Best methods to create and manage passwords
- Password managers: The most effective single change. They generate long, unique passwords and autofill them. Use a reputable manager with strong encryption, and protect the vault with a long master passphrase or passkey.
- Passphrases: Combine random words or a sentence-like phrase. For example, “planet-sparrow-river-78!” is easy to remember and long enough to resist brute force.
- Use of entropy: Entropy measures unpredictability. Use password managers to generate high-entropy secrets rather than trying to craft them manually.
- Biometrics and device-bound keys: Use platform biometrics (fingerprint, Face ID) combined with hardware-backed keys when available; these are convenient and phishing-resistant.
Multi-factor options and best practices
- Authenticator apps / TOTP: Use time-based one-time passwords (authenticator apps) instead of SMS for second factors.
- Passkeys / FIDO2: Passwordless methods where supported—public key cryptography stored on devices—are highly resistant to phishing and account takeover.
- Hardware security keys: YubiKey-style devices provide the strongest second factor for sensitive accounts and enterprise use.
- Risk-based adaptive MFA: Apply additional factors for risky logins (new device, unusual location) rather than every login for usability.
Password hygiene checklist
- Create unique credentials for every account (use a manager).
- Use long passphrases or high-entropy generated passwords.
- Enable MFA (authenticator apps or passkeys preferred).
- Never share passwords; use delegated access or team password vaults for collaboration.
- Rotate credentials only if compromised or when a service advises it; avoid needless rotation that encourages weaker choices.
- Monitor breach notifications and change passwords immediately when a service is breached.
Organizational controls and policies
For businesses, enforce password policies that encourage length (passphrases) rather than complex but short rules that frustrate users. Provide a vetted password manager for employees and enforce MFA for corporate accounts. Use single sign-on (SSO) with strong identity providers to centralize authentication, apply conditional access policies, and simplify deprovisioning when staff leave.
Handling shared accounts securely
Avoid shared human passwords. Use team credential vaults with access controls and audit logs. Where shared access is unavoidable, prefer role-based access via SSO or ephemeral credentials. For system-to-system authentication, use short-lived tokens and robust secrets rotation.
Dealing with legacy systems
Legacy systems that require passwords can be protected via compensating controls: network isolation, strict monitoring, limited access windows, and VPNs. Plan for replacing or modernizing legacy auth when possible, as these systems often lack modern protections and auditing.

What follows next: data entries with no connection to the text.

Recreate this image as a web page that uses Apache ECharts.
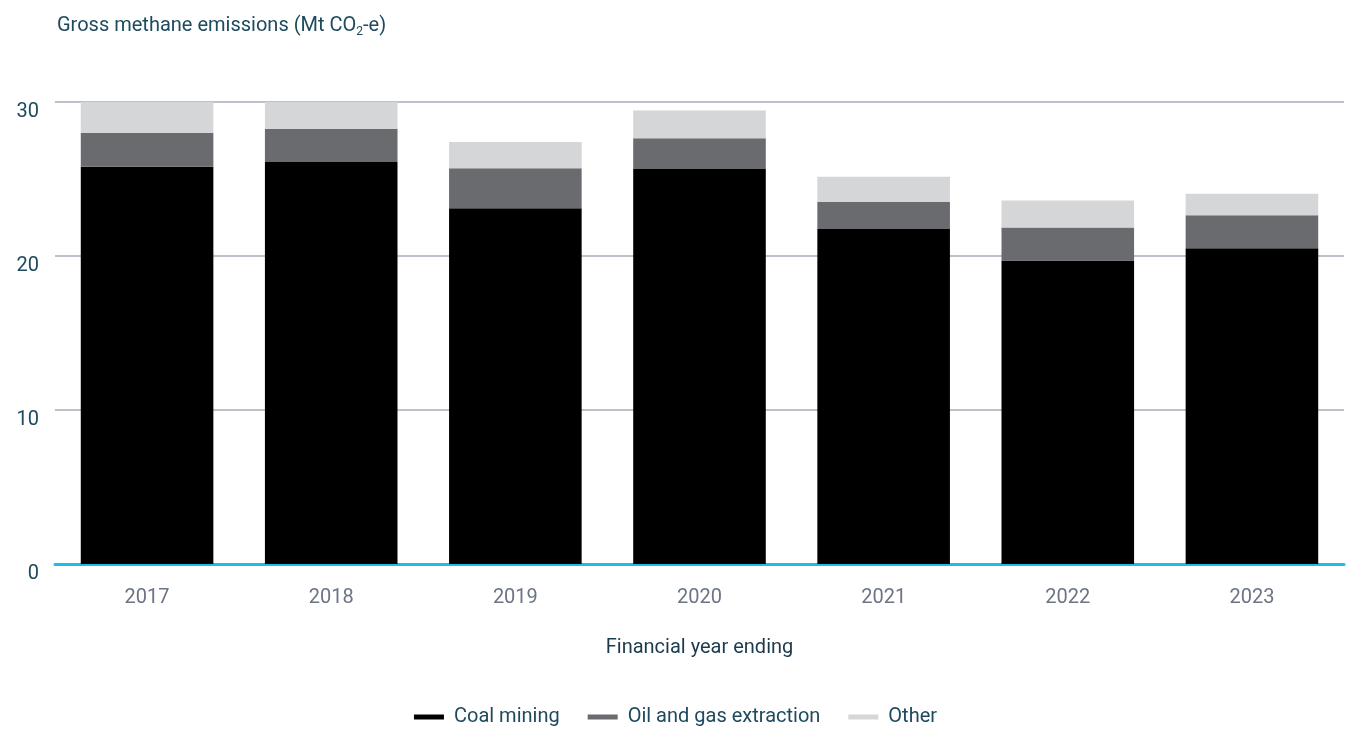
<!DOCTYPE html>
<html>
<head>
<meta charset="utf-8">
<script src="https://cdn.jsdelivr.net/npm/echarts@6/dist/echarts.min.js"></script>
<style>
  html, body { margin: 0; padding: 0; background: #ffffff; }
  #chart { width: 1351px; height: 729px; }
</style>
</head>
<body>
<div id="chart"></div>
<script>
// Financial years and gross methane emissions by source (Mt CO2-e)
const years = ['2017', '2018', '2019', '2020', '2021', '2022', '2023'];
const coalMining = [25.8, 26.1, 23.1, 25.65, 21.75, 19.7, 20.5];
const oilAndGas = [2.2, 2.15, 2.6, 2.0, 1.75, 2.15, 2.15];
const other = [2.0, 1.9, 1.7, 1.8, 1.65, 1.75, 1.4];
const yTicks = [0, 10, 20, 30];

const FONT = '"Liberation Sans Narrow", "Roboto", "Liberation Sans", sans-serif';

const chart = echarts.init(document.getElementById('chart'), null, { renderer: 'canvas' });

const seriesDefs = [
  { name: 'Coal mining', data: coalMining, color: '#000000' },
  { name: 'Oil and gas extraction', data: oilAndGas, color: '#6a6b6f' },
  { name: 'Other', data: other, color: '#d5d6d8' }
];

chart.setOption({
  animation: false,
  backgroundColor: '#ffffff',
  title: {
    text: 'Gross methane emissions (Mt CO{sub|2}-e)',
    left: 52,
    top: 9,
    textStyle: {
      fontFamily: FONT,
      fontSize: 20,
      fontWeight: 'normal',
      color: '#1e4a5d',
      rich: {
        sub: { fontFamily: FONT, fontSize: 12, color: '#1e4a5d', verticalAlign: 'bottom', padding: [12, 0, 0, 0] }
      }
    }
  },
  legend: {
    bottom: -3,
    left: 'center',
    itemWidth: 30,
    itemHeight: 5,
    itemGap: 28,
    icon: 'rect',
    textStyle: { fontFamily: FONT, fontSize: 20, color: '#1e4a5d', padding: [0, 0, 0, 5] },
    data: seriesDefs.map(s => s.name)
  },
  grid: { left: 55, right: 7, top: 102, bottom: 165 },
  xAxis: {
    type: 'category',
    data: years,
    name: 'Financial year ending',
    nameLocation: 'middle',
    nameGap: 74,
    nameTextStyle: { fontFamily: FONT, fontSize: 20, color: '#1c3a4d' },
    axisLine: { show: true, lineStyle: { color: '#1bbfe6', width: 3 } },
    axisTick: { show: false },
    axisLabel: { fontFamily: FONT, fontSize: 20, color: '#6b7585', margin: 24 }
  },
  yAxis: {
    type: 'value',
    min: yTicks[0],
    max: yTicks[yTicks.length - 1],
    interval: 10,
    axisLine: { show: false },
    axisTick: { show: false },
    axisLabel: { fontFamily: FONT, fontSize: 20, color: '#1e4a5d', margin: 16, align: 'right', verticalAlign: 'top' },
    splitLine: { lineStyle: { color: '#a9adb8', width: 1.5 } }
  },
  series: seriesDefs.map(s => ({
    name: s.name,
    type: 'bar',
    stack: 'total',
    data: s.data,
    barWidth: '72%',
    itemStyle: { color: s.color },
    emphasis: { disabled: true }
  }))
});
</script>
</body>
</html>
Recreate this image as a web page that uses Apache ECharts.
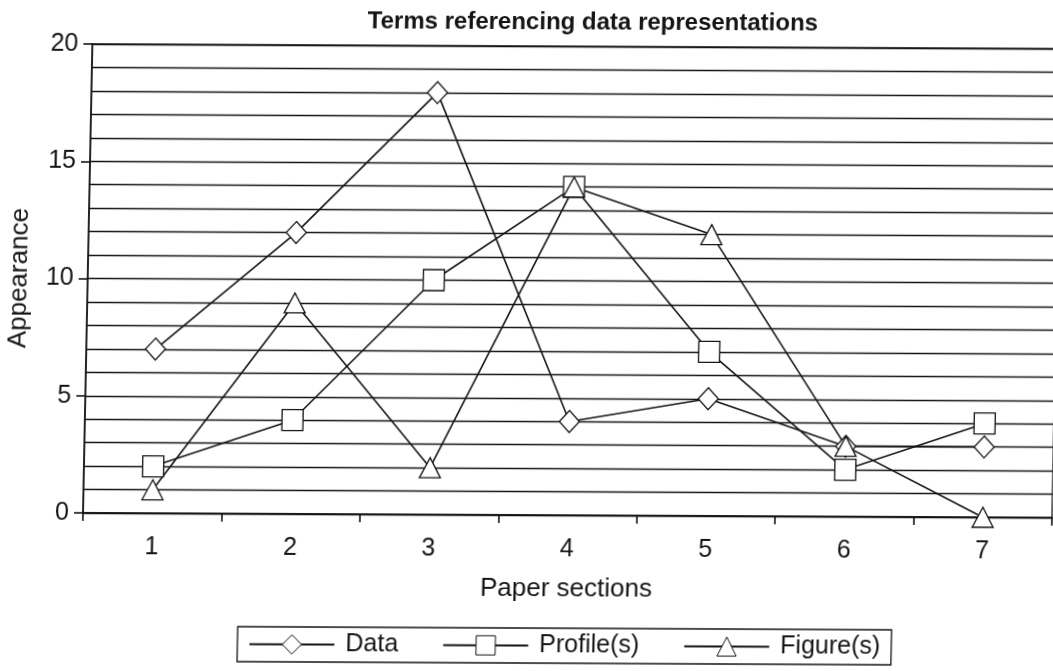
<!DOCTYPE html>
<html><head><meta charset="utf-8">
<script src="https://cdn.jsdelivr.net/npm/echarts@6/dist/echarts.min.js"></script>
<style>
html,body{margin:0;padding:0;background:#fff;overflow:hidden}
#c{width:1053px;height:671px;transform-origin:83px 513px;transform:matrix(1,0.0049,-0.0200,1,0,0)}
</style>
</head><body><div id="c"></div>
<script>
const categories = ['1','2','3','4','5','6','7'];
const dataValues = [7, 12, 18, 4, 5, 3, 3];
const profileValues = [2, 4, 10, 14, 7, 2, 4];
const figureValues = [1, 9, 2, 14, 12, 3, 0];
const yTicks = [0, 5, 10, 15, 20];

const ink = '#151515';
const font = 'Liberation Sans, Arial, sans-serif';
const chart = echarts.init(document.getElementById('c'), null, {renderer: 'canvas'});
function ser(name, values, symbol, size) {
  return {
    name, type: 'line', data: values, symbol, symbolSize: size,
    showAllSymbol: true,
    lineStyle: {color: ink, width: 1.6},
    itemStyle: {color: '#fff', borderColor: ink, borderWidth: 1.3},
    emphasis: {disabled: true},
    animation: false
  };
}
chart.setOption({
  backgroundColor: '#fff',
  animation: false,
  title: {
    text: 'Terms referencing data representations',
    left: 578, top: 3, textAlign: 'center',
    textStyle: {fontFamily: font, fontWeight: 'bold', fontSize: 24, color: ink}
  },
  grid: {left: 83, right: 1, top: 44, bottom: 158, show: true, borderColor: ink, borderWidth: 1.3,
    containLabel: false, outerBoundsMode: 'none'},
  legend: {
    bottom: 10, left: 240,
    data: ['Data', 'Profile(s)', 'Figure(s)'],
    itemWidth: 85, itemHeight: 24, itemGap: 44,
    padding: [5, 11, 5, 11],
    borderColor: ink, borderWidth: 1.3,
    itemStyle: {borderWidth: 1},
    textStyle: {fontFamily: font, fontSize: 25, color: ink, padding: [0, 0, 0, 6]},
    selectedMode: false
  },
  xAxis: {
    type: 'category', data: categories, boundaryGap: true,
    name: 'Paper sections', nameLocation: 'middle', nameGap: 61,
    nameTextStyle: {fontFamily: font, fontSize: 26, color: ink},
    axisLine: {lineStyle: {color: ink, width: 1.6}},
    axisTick: {show: true, length: 8, lineStyle: {color: ink, width: 1.6}},
    axisLabel: {fontFamily: font, fontSize: 25, color: ink, margin: 22}
  },
  yAxis: {
    type: 'value', min: 0, max: 20, interval: 5,
    name: 'Appearance', nameLocation: 'middle', nameGap: 55,
    nameTextStyle: {fontFamily: font, fontSize: 26, color: ink},
    axisLine: {show: true, lineStyle: {color: ink, width: 1.6}},
    axisTick: {show: true, length: 9, lineStyle: {color: ink, width: 1.6}},
    axisLabel: {fontFamily: font, fontSize: 25, color: ink, margin: 14,
      formatter: v => (yTicks.includes(v) ? String(v) : '')},
    splitLine: {show: true, lineStyle: {color: ink, width: 1.3}},
    minorTick: {show: false, splitNumber: 5},
    minorSplitLine: {show: true, lineStyle: {color: ink, width: 1.3}}
  },
  series: [
    ser('Data', dataValues, 'diamond', [20, 22]),
    ser('Profile(s)', profileValues, 'rect', 21),
    ser('Figure(s)', figureValues, 'triangle', [21, 20])
  ]
});
</script></body></html>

Phishing and social engineering defenses tied to passwords
Passwords are often stolen via phishing. Train users to recognize phishing, implement email authentication (SPF, DKIM, DMARC), and deploy browser or gateway defenses that detect credential harvesting pages. Where possible, enable passwordless methods that remove the ability to phish credentials at their root.
When to change passwords
Change passwords immediately if a breach affects a service you use, when notified of credential exposure, or if you suspect compromise. Routine periodic rotation without cause is less valuable than targeted changes following incidents. Focus on detection and rapid response to compromise instead of arbitrary rotations.
Final practical tips
- Install and configure a reputable password manager and migrate accounts to it.
- Use passkeys where available and enroll hardware security keys for sensitive accounts.
- Enable MFA everywhere you can, using app-based or hardware-backed methods.
- Educate family and team members about phishing and secure password habits.
- Monitor personal email addresses for breach notifications via reputable services and act promptly.
Conclusion
Strong password practices are a combination of good secret choices and modern authentication methods. In 2025, the practical path is clear: rely on password managers, prefer passkeys and hardware-backed methods over SMS, enforce unique long passwords for legacy cases, and couple all of this with continuous vigilance against phishing and credential theft.